Duality breaking of vortex configuration in a hierarchical honeycomb network

We report measurements of Little-Parks oscillation on the hierarchical honeycomb-superconducting network for investigating possible effects of hierarchical structure in terms of spatial symmetry, parity, and duality. We observed an asymmetric Little-Parks oscillation about $\Phi /{\Phi }_0=1/2$, although spatial symmetry was kept in the network. In comparison with a regular honeycomb network, the asymmetric oscillation is attributed to hierarchy which induces mixture of commensurate and incommensurate regions. The asymmetric oscillation is found to indicate breaking of the duality of vortex configuration.

Figure 1

SEM image of the samples. (a) The regular honeycomb network, which has about 5000 cells with lattice constant of $2\mu \text{m}$, line width of $0.6\mu \text{m}$. (b) The hierarchical honeycomb network. The elementary hexagon side length is $2\mu \text{m}$ with line width of $0.2\mu \text{m}$ and has five classes of hierarchy.

Figure 2

The magnetic-flux dependence of the sample resistance normalized by the normal-state resistance $R_N$. We found periodic dips indicated by the arrows. The inset shows the index number of dip positions as a function of the magnetic-flux.
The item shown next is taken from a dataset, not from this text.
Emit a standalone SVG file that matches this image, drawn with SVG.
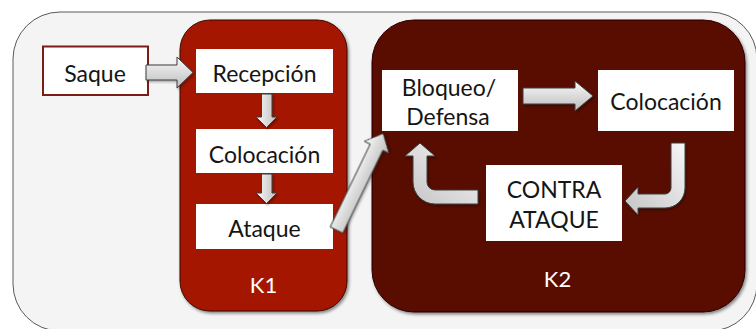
<svg xmlns="http://www.w3.org/2000/svg" width="756" height="329" viewBox="0 0 756 329">
  <defs>
    <linearGradient id="gradV" x1="0" y1="0" x2="0" y2="1">
      <stop offset="0" stop-color="#fafafa"/>
      <stop offset="1" stop-color="#bcbcbc"/>
    </linearGradient>
    <linearGradient id="gradH" x1="0" y1="0" x2="1" y2="0">
      <stop offset="0" stop-color="#fafafa"/>
      <stop offset="1" stop-color="#bcbcbc"/>
    </linearGradient>
    <linearGradient id="gradD" x1="1" y1="0" x2="0" y2="1">
      <stop offset="0" stop-color="#f6f6f6"/>
      <stop offset="1" stop-color="#c4c4c4"/>
    </linearGradient>
    <filter id="shadow" x="-10%" y="-10%" width="120%" height="120%">
      <feDropShadow dx="1.5" dy="2" stdDeviation="1.5" flood-color="#000" flood-opacity="0.45"/>
    </filter>
    <filter id="arrowShadow" x="-20%" y="-20%" width="140%" height="140%">
      <feDropShadow dx="1" dy="1.5" stdDeviation="1" flood-color="#000" flood-opacity="0.35"/>
    </filter>
  </defs>
  <style>
    .lbl { font-family: "Lato", "Open Sans", sans-serif; font-size: 23px; fill: #151515; text-anchor: middle; }
    .klbl { font-family: "Lato", "Open Sans", sans-serif; font-size: 22px; fill: #ffffff; text-anchor: middle; }
    .box { fill: #ffffff; }
    .arrow { stroke: #3c3c3c; stroke-width: 1; stroke-linejoin: miter; filter: url(#arrowShadow); }
  </style>

  <!-- background panel -->
  <rect x="13" y="12" width="744" height="319" rx="47" ry="47" fill="#f4f4f4" stroke="#5a5a5a" stroke-width="1"/>

  <!-- phase containers -->
  <g id="k1">
    <rect x="180" y="20" width="167" height="291" rx="30" ry="30" fill="#a41800" stroke="#3a0800" stroke-width="1" filter="url(#shadow)"/>
    <text class="klbl" x="263.5" y="293">K1</text>
  </g>
  <g id="k2">
    <rect x="372" y="20" width="373" height="292" rx="42" ry="42" fill="#590800" stroke="#2a0400" stroke-width="1" filter="url(#shadow)"/>
    <text class="klbl" x="557.5" y="287">K2</text>
  </g>

  <!-- nodes -->
  <g id="saque">
    <rect x="43" y="46.5" width="105" height="48.5" fill="#ffffff" stroke="#7a1d14" stroke-width="2"/>
    <text class="lbl" x="95" y="82">Saque</text>
  </g>
  <g id="recepcion">
    <rect class="box" x="196" y="49" width="137" height="44"/>
    <text class="lbl" x="264.5" y="82">Recepción</text>
  </g>
  <g id="colocacion-k1">
    <rect class="box" x="196" y="129" width="137" height="44"/>
    <text class="lbl" x="264.5" y="163">Colocación</text>
  </g>
  <g id="ataque">
    <rect class="box" x="196" y="204" width="137" height="45"/>
    <text class="lbl" x="264.5" y="237">Ataque</text>
  </g>
  <g id="bloqueo-defensa">
    <rect class="box" x="382" y="70" width="136" height="61"/>
    <text class="lbl" x="449" y="96">Bloqueo/</text>
    <text class="lbl" x="448" y="125">Defensa</text>
  </g>
  <g id="colocacion-k2">
    <rect class="box" x="598" y="70" width="136" height="61"/>
    <text class="lbl" x="666" y="110">Colocación</text>
  </g>
  <g id="contra-ataque">
    <rect class="box" x="486" y="165" width="136" height="76"/>
    <text class="lbl" x="554" y="198">CONTRA</text>
    <text class="lbl" x="554" y="228">ATAQUE</text>
  </g>

  <!-- connectors: block arrows -->
  <g id="connectors">
    <path class="arrow" fill="url(#gradV)" d="M146,65 H177 V57 L193,72.5 L177,88 V80 H146 Z"/>
    <path class="arrow" fill="url(#gradH)" d="M261.5,94 H272 V117 H277 L266.5,127.5 L256,117 H261.5 Z"/>
    <path class="arrow" fill="url(#gradH)" d="M261.5,174 H272 V193 H277 L266.5,203.5 L256,193 H261.5 Z"/>
    <path class="arrow" fill="url(#gradV)" d="M0,-7 H92 V-13.5 L107,0 L92,13.5 V7 H0 Z" transform="translate(336.5,230) rotate(-64.2)"/>
    <path class="arrow" fill="url(#gradV)" d="M523,88 H575 V81 L593,96 L575,111 V104 H523 Z"/>
    <path class="arrow" fill="url(#gradD)" d="M671,143 H685 V188 A20,20 0 0 1 665,208 H638 V215 L625,201 L638,187 V194 H665 A6,6 0 0 0 671,188 Z"/>
    <path class="arrow" fill="url(#gradD)" d="M478,190 V204 H435 A22,22 0 0 1 413,182 V156 H405 L420,143 L435,156 H427 V182 A8,8 0 0 0 435,190 Z"/>
  </g>
</svg>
The slope shows the period of oscillation as 2.22 G.

Figure 3

(Color online) (a) The sample resistance as a function of the filling ratio $\Phi /{\Phi }_0$ in range from 0 to 1. The arrows indicate dips with the fundamental filling ratio of 1/4, 1/3, 2/5, 1/2, 3/5, 2/3, and 3/4. (b) Error from Farey sequence versus the dip positions. Shape of symbols denotes correspondence relation in terms of the symmetry about 1/2. Solid and open symbols denote $0<\Phi /{\Phi }_0<1/2$ and $1/2<\Phi /{\Phi }_0<1$, respectively. Solid line in the center is a guide to the eye indicating $\Phi /{\Phi }_0=1/2$. Every dips correspond to $F_5$ within 1.3% accuracy. The inset is vortex configuration on the regular honeycomb network. The unit cells occupied with vortices are shown shaded. Left side is at $\Phi /{\Phi }_0=1/3$ and right side is $\Phi /{\Phi }_0=2/3$. Spatial vortex configuration of 2/3, is essentially identical to that of 1/3.

Figure 4

The magnetic-flux dependence of the sample resistance normalized by $R_N$. (a) In range from $-10$ to 0 G. (b) In range from 0 to 10 G. The arrows indicate periodic dips. (c) The index number of dip positions as a function of the magnetic flux. The slope of the line is 2.00 G.

Figure 5

(Color online) (a) The sample resistance as a function of the filling ratio $\Phi /{\Phi }_0$ in range from 0 to 1. The arrows indicate fundamental dips. (b) Error from Farey sequence versus the dip positions. Same notation as in Fig. 3 is used. The dashed arrows are guides to the eye indicating correspondence in terms of the symmetry about 1/2. Dips of 1/5, 1/3, 1/2, and 3/4 correspond to $F_5$ within 1.3% accuracy. The other dips deviate from $F_5$ with accuracy up to 6%.

Figure 6

(Color online) The model of vortex configuration on the hierarchical honeycomb network. Blue and red denote commensurate and incommensurate region where vortices are allocated, respectively. Color depth denotes density of vortices. (a) At $\Phi /{\Phi }_0=1/3$. In some regions vortices are commensurately allocated with base structure and other regions are not. (b) At $\Phi /{\Phi }_0=2/3$. In spite of duality operation, the configuration of 2/3 is not dual for that of 1/3.